O papel da alimentação no tratamento e na prevenção de doenças começou a ter respaldo científico muito recentemente. Em 2002, o governo dos Estados Unidos divulgou os resultados de um estudo que comparou pacientes com pré-diabetes que seguiram dieta e faziam atividade física com aqueles que só fizeram o tratamento medicamentoso. Quem cuidou do cardápio se saiu melhor. Outra pesquisa, publicada em The Lancet, há dois anos, foi além. Mostrou que 86% dos pacientes que tinham diabetes e seguiram uma dieta radical tiveram remissão da doença. Ou seja, todos os sinais do problema desapareceram e os ex-diabéticos já não precisariam mais tomar remédios. Há estudos, embora ainda iniciais, que apontam para o sucesso da alimentação adequada na lida contra males autoimunes, como a artrite reumatoide ou a síndrome do intestino irritável. A teoria por trás é que a flora intestinal impacta diretamente o bem-estar do organismo. Um adequado balanço da comunidade de bactérias do aparelho digestivo tende a aliviar os sintomas inflamatórios tão frequentes nas doenças autoimunes.

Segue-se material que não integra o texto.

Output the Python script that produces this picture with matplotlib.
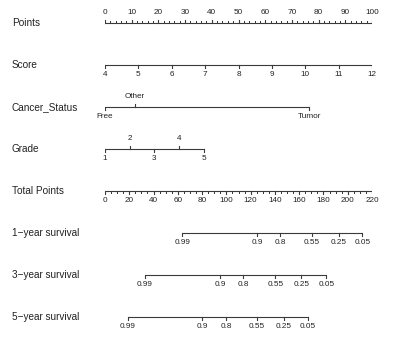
import matplotlib
matplotlib.use('Agg')
import matplotlib.pyplot as plt
import matplotlib.transforms as mtrans

# values (points scale 0-100)
row_names = ['Points', 'Score', 'Cancer_Status', 'Grade', 'Total Points',
             '1\u2212year survival', '3\u2212year survival', '5\u2212year survival']

points_major = [0, 10, 20, 30, 40, 50, 60, 70, 80, 90, 100]
points_minor = list(range(0, 101, 2))

score_labels = ['4', '5', '6', '7', '8', '9', '10', '11', '12']
score_pts = [0, 12.5, 25, 37.5, 50, 62.5, 75, 87.5, 100]

status_labels = ['Free', 'Other', 'Tumor']
status_pts = [0, 11.2, 76.4]
status_side = ['below', 'above', 'below']

grade_labels = ['1', '2', '3', '4', '5']
grade_pts = [0, 9.3, 18.5, 27.8, 37.1]
grade_side = ['below', 'above', 'below', 'above', 'below']

total_major = [0, 20, 40, 60, 80, 100, 120, 140, 160, 180, 200, 220]
total_minor = list(range(0, 221, 5))
total_max = 220

surv_labels = ['0.99', '0.9', '0.8', '0.55', '0.25', '0.05']
surv1_total = [63.5, 125.2, 144.4, 170.5, 192.5, 212.0]
surv3_total = [33.0, 94.9, 114.1, 140.3, 161.7, 182.3]
surv5_total = [18.7, 79.8, 99.6, 125.2, 147.1, 167.2]

plt.rcParams['font.family'] = ['Liberation Sans', 'DejaVu Sans']
W, H = 397, 341
fig = plt.figure(figsize=(W / 100, H / 100), dpi=100)
ax = fig.add_axes([105 / W, 0, (372 - 105) / W, 1])
ax.set_xlim(0, 100)
ax.set_ylim(-7 - 24 / 42, 23 / 42)
ax.axis('off')

LC = '#3a3a3a'
LW = 0.8
TICK = 3.2 / 42
MINOR = 1.6 / 42
OFF_UP = 10 / 42
OFF_DN = 9.5 / 42
TFS = 5.9

lab_tr = mtrans.blended_transform_factory(fig.transFigure, ax.transData)


def draw_scale(row, xs, labels, sides, minor=None, minor_up=False):
    y = -row
    ax.plot([min(xs), max(xs)], [y, y], color=LC, lw=LW, solid_capstyle='butt')
    for x, lab, side in zip(xs, labels, sides):
        if side == 'above':
            ax.plot([x, x], [y, y + TICK], color=LC, lw=LW)
            ax.text(x, y + OFF_UP, lab, ha='center', va='center', fontsize=TFS, color='#222222')
        else:
            ax.plot([x, x], [y, y - TICK], color=LC, lw=LW)
            ax.text(x, y - OFF_DN, lab, ha='center', va='center', fontsize=TFS, color='#222222')
    if minor is not None:
        for x in minor:
            d = MINOR if minor_up else -MINOR
            ax.plot([x, x], [y, y + d], color=LC, lw=LW * 0.9)


for i, name in enumerate(row_names):
    ax.text(12 / W, -i, name, transform=lab_tr, ha='left', va='center',
            fontsize=7.2, color='#222222')

# Points
draw_scale(0, points_major, [str(v) for v in points_major], ['above'] * len(points_major),
           minor=points_minor, minor_up=True)
# Score
draw_scale(1, score_pts, score_labels, ['below'] * len(score_pts))
# Cancer_Status
draw_scale(2, status_pts, status_labels, status_side)
# Grade
draw_scale(3, grade_pts, grade_labels, grade_side)
# Total Points
tx = [v * 100 / total_max for v in total_major]
tmin = [v * 100 / total_max for v in total_minor]
draw_scale(4, tx, [str(v) for v in total_major], ['below'] * len(total_major), minor=tmin)
# survival scales
for r, vals in zip([5, 6, 7], [surv1_total, surv3_total, surv5_total]):
    sx = [v * 100 / total_max for v in vals]
    draw_scale(r, sx, surv_labels, ['below'] * len(sx))

fig.savefig('out.png', dpi=100, facecolor='white')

Os alimentos não são, pura e simplesmente, remédios, porque pesquisá-los foi sempre um enorme desafio, somente agora parcialmente superado. O impacto que um alimento tem sobre o organismo não é tão simples de entender quanto o de um medicamento. “Há diversas variáveis que desempenham um papel determinante na saúde, como genética, exercício, stress. As decisões sobre comida se misturam a todas elas, amplificando algumas e contrabalançando outras, e todas trabalham em conjunto para determinar o bem-estar geral”, diz Oz. Não existiriam, portanto, os chamados superalimentos. Eles são uma ficção. O suco verde já cumpriu esse papel, depois vieram a cúrcuma e o óleo de coco. Agora é a vez do aipo, que já foi apontado como aliado do emagrecimento, rico em vitaminas, com ação antioxidante. Não fazem mal, mas não representam o cobiçado santo graal. “As pessoas buscam um alimento que cura, que é o melhor. Isso não existe”, diz o nutrólogo Eduardo Rauen.
A boa alimentação deve ser celebrada, as recentes descobertas são um notável impulso, novos avanços virão — mas dificilmente terão a decisiva influência, a título de comparação, da penicilina, o primeiro antibiótico de amplo espectro, descoberto por Alexander Fleming na década de 20 do século passado. Um exemplo do que não deve ser feito, na excessiva valorização dos alimentos, é o que ocorreu com Steve Jobs (1955-2011), o gênio criativo da Apple. Em 2003, ele foi diagnosticado com câncer de pâncreas. Adiou sucessivamente as terapias recomendadas, com quimioterápicos, para tratá-lo à base de suco de frutas, ervas e acupuntura. Não deu certo, numa comprovação da eficácia apenas secundária dos alimentos. É bom conhecê-los, é bom saber o que comprovadamente faz bem, mas a comida adequada será sempre complementar a outros cuidados da medicina.